We decided the only feasible way to get the rock and sand to the hilltop was by truck. This required building a road, which, with a spurt of cooperation by the Villagers, was completed in a week. 1,000 pesos were raised among wealthy families most interested in the water, and paid to a truck owner in San Ignacio to shuttle the sick. However the truck broke an axle on its first ascent. The truck owner spent the 1,000 pesos on repairs and vanished, leaving the village with neither vehicle nor funds.

It was then that the children of Ajoya saved the day. We decided to use my own Jeep pick-up. I was too busy in the dispensary to spend much time driving, and the only other person in the village able and available to drive my Jeep was 15 year old Miguel Angel Mánjarrez, one of the boys for whom I arranged studies in the United States. On back roads I had often given Miguel a chance at the wheel, and he had become quite proficient. Miguel tackled the job with unbelievable perseverance. He shuttled rock and sand for up to 16 hours a day, creeping back and forth over the rough track in temperatures reaching 110º in the shade and 20º to 30º hotter in the cab. His first assistant in rock-loading was a strong and energetic worker named Jose. But unfortunately, after two days José put a bullet through his own hand and was disabled. Miguel had to turn to his young friends for help. From then on, child labor took over. Work gained a festive quality as more and more children pitched in. They fought with each other for the right to go in the truck. Sometimes in the evening hours when the children were all back from the fields, as many as 30 crammed inside and on top of the camper on return trips from the hilltop. In all, Miguel and his young comrades made over 100 trips, and completed in 10 days what the men of Ajoya with their mules might not have completed in ten months.

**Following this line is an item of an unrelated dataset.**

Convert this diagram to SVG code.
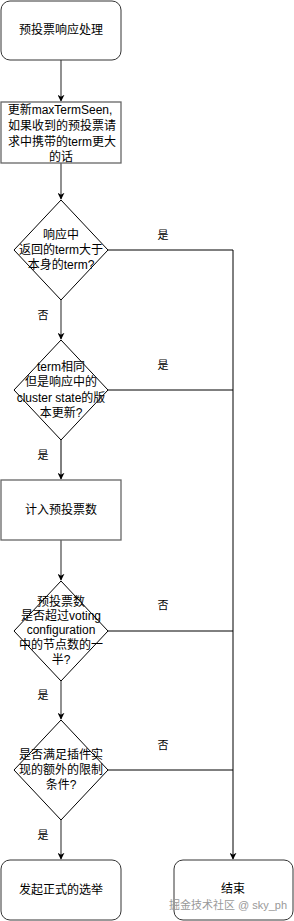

Today, from a 25 foot deep well far enough from the river to insure adequate filterage, water is pumped to the massive storage tank overlooking the village, from which it flows by gravity to public taps distributed through the main streets. Last mouth, when Dr. Donald Laub and his fellow surgeons revisited Ajoya two years after their last surgical mission to the area, it gave me a good feeling to hear Dr. Laub comment that the village was visibly healthier than before. With the new pure water system, the village has promise of greater health to come. And, to a large extent, the children are to be thanked.